Le Gouvernement ne se substitue jamais, lorsqu'il y a contentieux, au tribunal qui est saisi. Il convient donc d'attendre la décision de justice définitive pour être en mesure de régler la question que vous évoquez, question déjà ancienne, amplement débattue, mais importante évidemment pour toute l'activité chocolatière de fabrication, celles des grands groupes comme celles des petites entreprises.
Le fait que ces contentieux aient eu lieu à Strasbourg est évidemment porteur de sens, puisque s'y trouvent aussi bien la chocolaterie Suchard, la chocolaterie Schaal que les chocolateries Vosgiennes qui, pour être de taille moyenne, n'en sont pas moins très importantes pour l'emploi dans cette région.
M. le président. Il y a aussi la saucisse de Strasbourg. (Rires.)
M. Philippe Richert. Je demande la parole.
M. le président. La parole est à M. Richert.
M. Philippe Richert. Je suis sensible au fait que Mme le ministre prenne très à coeur cette question car, outre le chocolat, ce sont bien entendu des emplois et des entreprises qui sont concernés.

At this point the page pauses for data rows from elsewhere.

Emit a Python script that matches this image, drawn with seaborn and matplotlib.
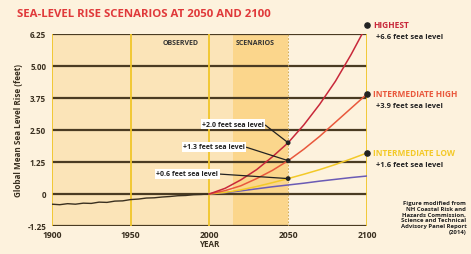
import matplotlib
matplotlib.use("Agg")
import matplotlib.pyplot as plt
import seaborn as sns

sns.set_theme(style="white")
plt.rcParams["font.family"] = ["Open Sans", "DejaVu Sans"]

# ── data
obs_year = [1900, 1905, 1910, 1915, 1920, 1925, 1930, 1935, 1940, 1945, 1950,
            1955, 1960, 1965, 1970, 1975, 1980, 1985, 1990, 1995, 2000]
obs_rise = [-0.40, -0.42, -0.38, -0.40, -0.36, -0.37, -0.32, -0.33, -0.28, -0.27, -0.22,
            -0.20, -0.16, -0.15, -0.12, -0.10, -0.07, -0.06, -0.03, -0.02, 0.00]

scn_year = [2000, 2010, 2020, 2030, 2040, 2050, 2060, 2070, 2080, 2090, 2100]
highest  = [0.00, 0.22, 0.55, 0.95, 1.45, 2.00, 2.70, 3.50, 4.40, 5.45, 6.60]
int_high = [0.00, 0.13, 0.32, 0.60, 0.92, 1.30, 1.75, 2.25, 2.80, 3.35, 3.90]
int_low  = [0.00, 0.06, 0.16, 0.29, 0.44, 0.60, 0.77, 0.95, 1.15, 1.37, 1.60]
lowest   = [0.00, 0.05, 0.12, 0.20, 0.28, 0.35, 0.42, 0.50, 0.57, 0.64, 0.70]

y_ticks = [-1.25, 0, 1.25, 2.50, 3.75, 5.00, 6.25]
y_tick_labels = ["-1.25", "0", "1.25", "2.50", "3.75", "5.00", "6.25"]
x_ticks = [1900, 1950, 2000, 2050, 2100]

mid_labels = ["+2.0 feet sea level", "+1.3 feet sea level", "+0.6 feet sea level"]
mid_values = [highest[5], int_high[5], int_low[5]]

end_names = ["HIGHEST", "INTERMEDIATE HIGH", "INTERMEDIATE LOW"]
end_texts = ["+6.6 feet sea level", "+3.9 feet sea level", "+1.6 feet sea level"]
end_values = [highest[-1], int_high[-1], int_low[-1]]

BG = "#fdf2dd"
RED = "#c8283a"
ORANGE = "#e9583c"
YELLOW = "#f3c928"
PURPLE = "#6b5bb5"
GRID = "#4a3b22"
VLINE = "#f0c52a"

fig = plt.figure(figsize=(4.71, 2.55), dpi=100, facecolor=BG)
ax = fig.add_axes([0.110, 0.110, 0.669, 0.753])
ax.set_facecolor(BG)
ax.set_xlim(1900, 2100)
ax.set_ylim(-1.25, 6.25)

# shading
ax.axvspan(1900, 2015, color="#fbe4b8", zorder=0, lw=0)
ax.axvspan(2015, 2050, color="#fbd68c", zorder=0, lw=0)

# grid
for v in y_ticks:
    ax.axhline(v, color=GRID, lw=1.6, zorder=1)
for v in [1900, 1950, 2000, 2100]:
    ax.axvline(v, color=VLINE, lw=1.3, zorder=1.5)
ax.axvline(2050, color="#c9a040", lw=0.6, ls=(0, (2, 2)), zorder=1.5)

# lines
sns.lineplot(x=obs_year, y=obs_rise, ax=ax, color="#3a3020", lw=1.0, zorder=3)
for vals, col in [(lowest, PURPLE), (int_low, YELLOW), (int_high, ORANGE), (highest, RED)]:
    sns.lineplot(x=scn_year, y=vals, ax=ax, color=col, lw=1.1, zorder=3)

# markers at 2050 and 2100
sns.scatterplot(x=[2050] * 3, y=mid_values, ax=ax, color="#222222", s=12, zorder=5,
                edgecolor="none")
ax.scatter([2100] * 3, end_values, color="#222222", s=14, zorder=5, clip_on=False)

# mid annotations
text_pos = [(2015, 2.73), (2003, 1.84), (1986, 0.78)]
for lab, val, (tx, ty) in zip(mid_labels, mid_values, text_pos):
    ax.annotate(lab, xy=(2050, val), xytext=(tx, ty), fontsize=5.0, fontweight="bold",
                color="#222222", ha="center", va="center", zorder=6,
                bbox=dict(boxstyle="square,pad=0.2", fc="white", ec="none"),
                arrowprops=dict(arrowstyle="-", color="#222222", lw=0.9,
                                shrinkA=0, shrinkB=0, relpos=(1, 0.5)))

# end labels
name_cols = [RED, ORANGE, YELLOW]
for name, txt, val, col in zip(end_names, end_texts, end_values, name_cols):
    ax.text(2104, val + 0.02, name, fontsize=6.0, fontweight="bold", color=col,
            ha="left", va="center", clip_on=False)
    ax.text(2106, val - 0.45, txt, fontsize=5.4, fontweight="bold", color="#222222",
            ha="left", va="center", clip_on=False)

ax.text(1982, 5.9, "OBSERVED", fontsize=5.0, fontweight="bold", color="#333333",
        ha="center", va="center")
ax.text(2029, 5.9, "SCENARIOS", fontsize=5.0, fontweight="bold", color="#333333",
        ha="center", va="center")

# axes
ax.set_yticks(y_ticks)
ax.set_yticklabels(y_tick_labels)
ax.set_xticks(x_ticks)
ax.tick_params(axis="y", length=3, width=0.8, color=GRID, labelsize=5.8, pad=1)
ax.tick_params(axis="x", length=0, labelsize=6.2, pad=3)
for t in ax.get_xticklabels() + ax.get_yticklabels():
    t.set_fontweight("bold")
    t.set_color("#3a3020")
for s in ax.spines.values():
    s.set_visible(False)
ax.set_xlabel("YEAR", fontsize=5.8, fontweight="bold", color="#3a3020", labelpad=0)
ax.set_ylabel("Global Mean Sea Level Rise (feet)", fontsize=5.9, fontweight="bold",
              color="#3a3020", labelpad=3)

fig.text(0.036, 0.945, "SEA-LEVEL RISE SCENARIOS AT 2050 AND 2100", fontsize=8.2,
         fontweight="bold", color="#e0393a", ha="left", va="center")

fig.text(0.99, 0.145, "Figure modified from\nNH Coastal Risk and\nHazards Commission,\n"
         "Science and Technical\nAdvisory Panel Report\n(2014)",
         fontsize=4.3, fontweight="bold", color="#222222", ha="right", va="center",
         linespacing=1.2)

fig.savefig("out.png", dpi=100, facecolor=BG)
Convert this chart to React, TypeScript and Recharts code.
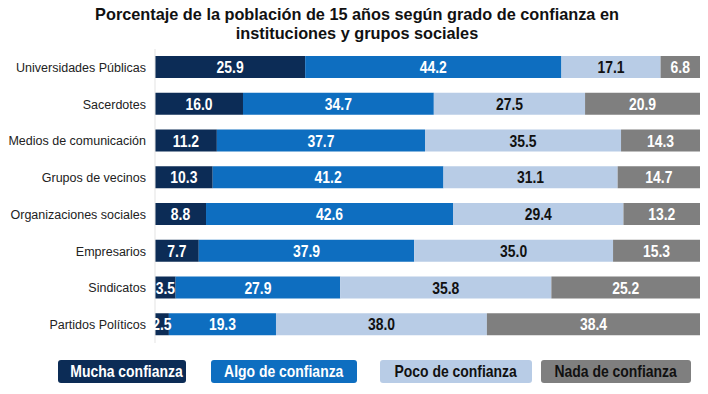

Madame le ministre, la question n'est pas d'attendre la décision définitive de justice. D'ailleurs, c'est une administration, donc en fait le Gouvernement, puisque celle-ci relève de sa responsabilité, qui a fait appel d'une décision de justice. Or cette décision de justice ne faisait que confirmer non seulement la position de la Commission européenne mais également celle de la direction générale de la consommation, de la concurrence et de la répression des fraudes. Il y a donc un consensus, excepté de la part de l'administration fiscale, bras séculier du ministère de l'économie, des finances et de l'industrie.
Je le repète, ce sont des entreprises, notamment des entreprises alsaciennes, et en particulier certaines de celles que vous avez citées, qui sont en cause. Je souhaite que vous vous fassiez mon interprète auprès de votre collègue pour que cesse le harcèlement fiscal dont elles font l'objet. Je vous en remercie par avance, madame le ministre, je sais que les entreprises concernées ainsi que moi-même nous pouvons compter sur vous.